Halliburton to pave Shenandoah Valley
Here's an interesting column from a local paper about a Halliburton/Virginia DOT scheme to widen I-81 to eight lanes through the Shenandoah Valley to accommodate more truck freight. The writer explains why this isn't such a swell idea, and proposes a common-sense alternative.
Ed. note: not only would this ruin one of the prettiest stretches of Interstate in the South, it would dump even more semi-truck traffic into downtown Knoxville Tennessee, where, for some inexplicable reason, two of the nation's busiest interstates intersect.
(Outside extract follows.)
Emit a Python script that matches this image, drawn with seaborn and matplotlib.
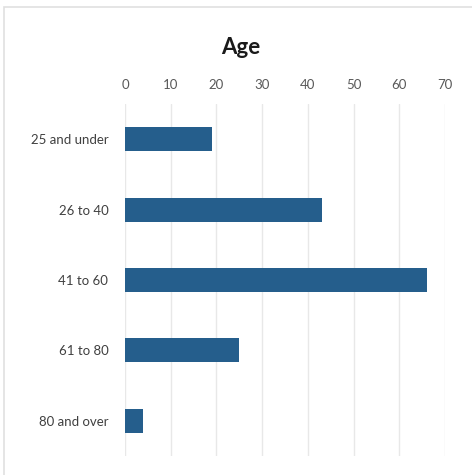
import matplotlib
matplotlib.use("Agg")
import matplotlib.pyplot as plt
import seaborn as sns
import pandas as pd

categories = ["25 and under", "26 to 40", "41 to 60", "61 to 80", "80 and over"]
values = [19, 43, 66, 25, 4]
x_ticks = [0, 10, 20, 30, 40, 50, 60, 70]

df = pd.DataFrame({"group": categories, "count": values})

sns.set_theme(style="white")
plt.rcParams["font.family"] = ["Lato", "DejaVu Sans"]

fig = plt.figure(figsize=(4.72, 4.75), dpi=100)
ax = fig.add_axes([125 / 472, (475 - 456) / 475, 320 / 472, 352 / 475])

sns.barplot(data=df, x="count", y="group", order=categories, color="#255e8c",
            width=0.34, saturation=1, ax=ax, edgecolor="none")

ax.set_xlim(0, 70)
ax.set_xticks(x_ticks)
ax.xaxis.tick_top()
ax.tick_params(axis="x", length=0, pad=9, labelsize=9.5, labelcolor="#595959")
ax.tick_params(axis="y", length=0, pad=12, labelsize=9.5, labelcolor="#404040")
ax.set_xlabel("")
ax.set_ylabel("")
ax.grid(axis="x", color="#e8e8e8", linewidth=1)
ax.set_axisbelow(True)
for s in ax.spines.values():
    s.set_visible(False)

fig.text(241 / 472, 1 - 47 / 475, "Age", ha="center", va="center",
         fontsize=16, fontweight="bold", color="#1a1a1a")

# Light chart-area frame
frame = plt.Rectangle((4 / 472, -0.05), 1.2, 1 - 7 / 475 + 0.05,
                      transform=fig.transFigure, fill=False,
                      edgecolor="#e0e0e0", linewidth=1.2)
fig.patches.append(frame)

fig.savefig("out.png", dpi=100)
There is a $104 million widening project underway for I-40 downtown (the largest project ever undertaken by TDOT), where I-40 (fed by I-81) and I-75 converge for a few miles, at one point funnelling down to a narrow, decrepit, two lane flyover in the middle of downtown Knoxville. That stretch of highway is one of the state's deadliest, with frequent wrecks involving semi-trucks.
TDOT and the City of Knoxville (which is run by a family that owns one of the nation's biggest truck stop companies whose former CEO is now Mayor) have long opposed efforts to reroute that section of interstate around downtown, or to require trucks to use the I-640 bypass as an alternate route. The last thing they need down there is more semi-trucks.